:: PROVIDED DATA
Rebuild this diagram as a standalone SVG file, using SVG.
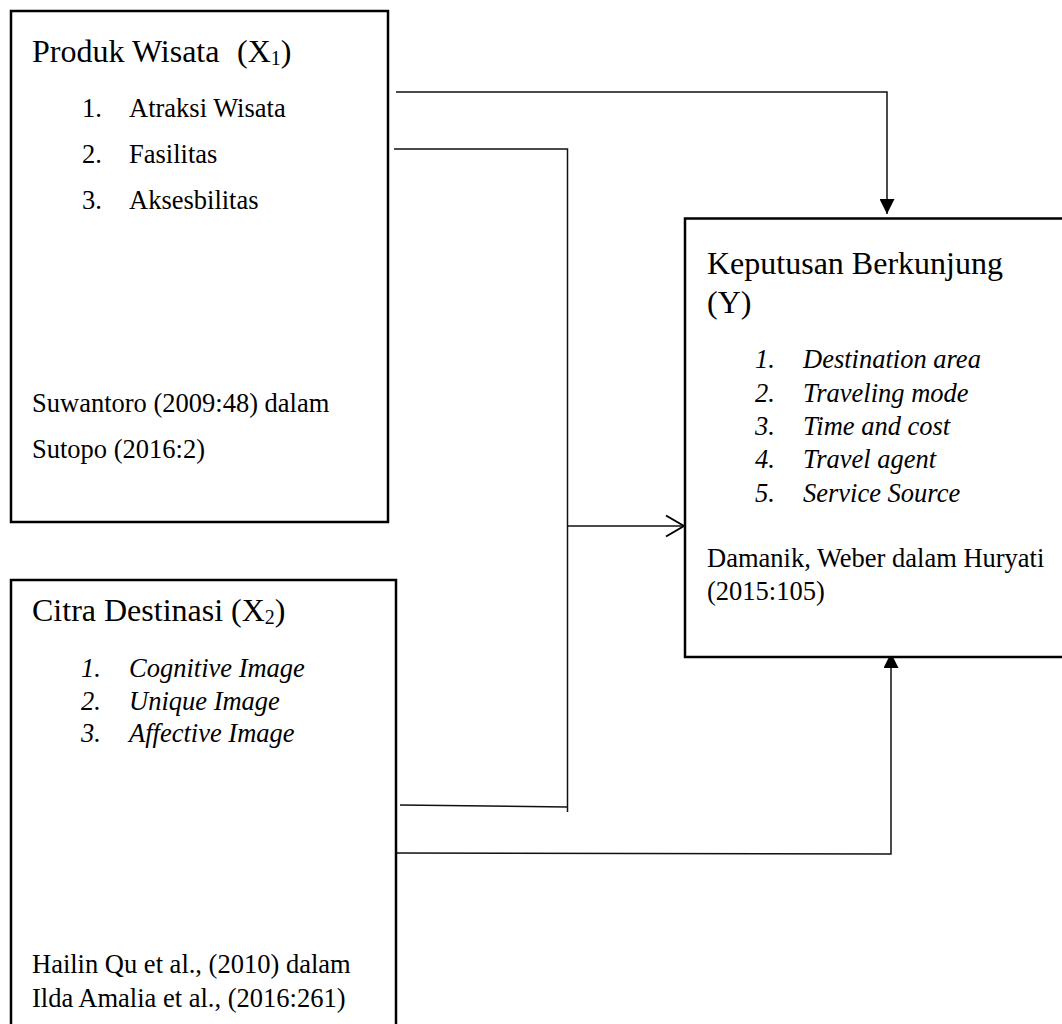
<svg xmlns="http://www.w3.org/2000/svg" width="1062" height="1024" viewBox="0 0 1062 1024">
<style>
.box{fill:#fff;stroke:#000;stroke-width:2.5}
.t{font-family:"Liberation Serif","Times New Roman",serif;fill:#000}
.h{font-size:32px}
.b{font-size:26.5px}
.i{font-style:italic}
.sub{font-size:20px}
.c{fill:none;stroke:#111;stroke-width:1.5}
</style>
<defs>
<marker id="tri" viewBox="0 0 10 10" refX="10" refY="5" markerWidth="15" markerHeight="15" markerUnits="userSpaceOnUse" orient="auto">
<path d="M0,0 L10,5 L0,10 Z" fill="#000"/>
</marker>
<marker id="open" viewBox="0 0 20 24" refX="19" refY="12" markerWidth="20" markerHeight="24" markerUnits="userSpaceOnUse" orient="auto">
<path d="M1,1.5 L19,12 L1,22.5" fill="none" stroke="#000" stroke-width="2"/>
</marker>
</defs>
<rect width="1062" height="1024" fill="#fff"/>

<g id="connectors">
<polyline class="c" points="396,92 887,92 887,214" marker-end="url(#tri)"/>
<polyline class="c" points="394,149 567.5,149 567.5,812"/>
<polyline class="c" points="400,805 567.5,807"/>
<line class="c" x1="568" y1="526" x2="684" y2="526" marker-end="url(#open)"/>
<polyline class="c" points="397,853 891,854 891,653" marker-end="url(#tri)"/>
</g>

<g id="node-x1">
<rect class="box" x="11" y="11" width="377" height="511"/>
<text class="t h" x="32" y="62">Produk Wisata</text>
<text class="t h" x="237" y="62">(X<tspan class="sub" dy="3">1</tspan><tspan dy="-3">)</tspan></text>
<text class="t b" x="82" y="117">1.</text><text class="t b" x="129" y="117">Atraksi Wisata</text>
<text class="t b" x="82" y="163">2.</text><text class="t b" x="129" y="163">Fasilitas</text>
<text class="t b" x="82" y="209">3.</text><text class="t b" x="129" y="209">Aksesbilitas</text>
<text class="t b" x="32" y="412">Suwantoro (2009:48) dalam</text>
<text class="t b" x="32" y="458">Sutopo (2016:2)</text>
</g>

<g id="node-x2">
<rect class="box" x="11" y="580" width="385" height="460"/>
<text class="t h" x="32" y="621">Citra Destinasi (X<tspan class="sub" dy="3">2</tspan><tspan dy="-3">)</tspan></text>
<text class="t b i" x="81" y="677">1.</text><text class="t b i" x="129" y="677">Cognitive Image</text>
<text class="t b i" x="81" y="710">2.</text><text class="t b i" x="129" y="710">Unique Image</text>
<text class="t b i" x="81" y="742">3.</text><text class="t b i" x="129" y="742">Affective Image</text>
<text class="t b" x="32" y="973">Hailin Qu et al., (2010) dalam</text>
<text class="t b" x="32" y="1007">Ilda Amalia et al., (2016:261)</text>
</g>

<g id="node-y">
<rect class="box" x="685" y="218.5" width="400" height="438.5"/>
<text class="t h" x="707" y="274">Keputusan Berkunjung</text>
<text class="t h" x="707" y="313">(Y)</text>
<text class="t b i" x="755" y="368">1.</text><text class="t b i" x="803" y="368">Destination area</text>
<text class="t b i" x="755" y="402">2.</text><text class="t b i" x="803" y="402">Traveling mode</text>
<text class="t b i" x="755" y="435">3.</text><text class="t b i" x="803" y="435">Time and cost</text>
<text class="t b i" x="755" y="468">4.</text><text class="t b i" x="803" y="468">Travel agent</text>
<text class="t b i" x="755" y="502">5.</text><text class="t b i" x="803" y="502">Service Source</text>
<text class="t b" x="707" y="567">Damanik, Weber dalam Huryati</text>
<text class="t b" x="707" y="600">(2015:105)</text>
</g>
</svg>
::::
# DIRECTIONS
Extract the full listing above verbatim; pictures are to be left out of the copy.

# TASK SOLUTION
Rebuild this diagram as a standalone SVG file, using SVG.
<svg xmlns="http://www.w3.org/2000/svg" width="1062" height="1024" viewBox="0 0 1062 1024">
<style>
.box{fill:#fff;stroke:#000;stroke-width:2.5}
.t{font-family:"Liberation Serif","Times New Roman",serif;fill:#000}
.h{font-size:32px}
.b{font-size:26.5px}
.i{font-style:italic}
.sub{font-size:20px}
.c{fill:none;stroke:#111;stroke-width:1.5}
</style>
<defs>
<marker id="tri" viewBox="0 0 10 10" refX="10" refY="5" markerWidth="15" markerHeight="15" markerUnits="userSpaceOnUse" orient="auto">
<path d="M0,0 L10,5 L0,10 Z" fill="#000"/>
</marker>
<marker id="open" viewBox="0 0 20 24" refX="19" refY="12" markerWidth="20" markerHeight="24" markerUnits="userSpaceOnUse" orient="auto">
<path d="M1,1.5 L19,12 L1,22.5" fill="none" stroke="#000" stroke-width="2"/>
</marker>
</defs>
<rect width="1062" height="1024" fill="#fff"/>

<g id="connectors">
<polyline class="c" points="396,92 887,92 887,214" marker-end="url(#tri)"/>
<polyline class="c" points="394,149 567.5,149 567.5,812"/>
<polyline class="c" points="400,805 567.5,807"/>
<line class="c" x1="568" y1="526" x2="684" y2="526" marker-end="url(#open)"/>
<polyline class="c" points="397,853 891,854 891,653" marker-end="url(#tri)"/>
</g>

<g id="node-x1">
<rect class="box" x="11" y="11" width="377" height="511"/>
<text class="t h" x="32" y="62">Produk Wisata</text>
<text class="t h" x="237" y="62">(X<tspan class="sub" dy="3">1</tspan><tspan dy="-3">)</tspan></text>
<text class="t b" x="82" y="117">1.</text><text class="t b" x="129" y="117">Atraksi Wisata</text>
<text class="t b" x="82" y="163">2.</text><text class="t b" x="129" y="163">Fasilitas</text>
<text class="t b" x="82" y="209">3.</text><text class="t b" x="129" y="209">Aksesbilitas</text>
<text class="t b" x="32" y="412">Suwantoro (2009:48) dalam</text>
<text class="t b" x="32" y="458">Sutopo (2016:2)</text>
</g>

<g id="node-x2">
<rect class="box" x="11" y="580" width="385" height="460"/>
<text class="t h" x="32" y="621">Citra Destinasi (X<tspan class="sub" dy="3">2</tspan><tspan dy="-3">)</tspan></text>
<text class="t b i" x="81" y="677">1.</text><text class="t b i" x="129" y="677">Cognitive Image</text>
<text class="t b i" x="81" y="710">2.</text><text class="t b i" x="129" y="710">Unique Image</text>
<text class="t b i" x="81" y="742">3.</text><text class="t b i" x="129" y="742">Affective Image</text>
<text class="t b" x="32" y="973">Hailin Qu et al., (2010) dalam</text>
<text class="t b" x="32" y="1007">Ilda Amalia et al., (2016:261)</text>
</g>

<g id="node-y">
<rect class="box" x="685" y="218.5" width="400" height="438.5"/>
<text class="t h" x="707" y="274">Keputusan Berkunjung</text>
<text class="t h" x="707" y="313">(Y)</text>
<text class="t b i" x="755" y="368">1.</text><text class="t b i" x="803" y="368">Destination area</text>
<text class="t b i" x="755" y="402">2.</text><text class="t b i" x="803" y="402">Traveling mode</text>
<text class="t b i" x="755" y="435">3.</text><text class="t b i" x="803" y="435">Time and cost</text>
<text class="t b i" x="755" y="468">4.</text><text class="t b i" x="803" y="468">Travel agent</text>
<text class="t b i" x="755" y="502">5.</text><text class="t b i" x="803" y="502">Service Source</text>
<text class="t b" x="707" y="567">Damanik, Weber dalam Huryati</text>
<text class="t b" x="707" y="600">(2015:105)</text>
</g>
</svg>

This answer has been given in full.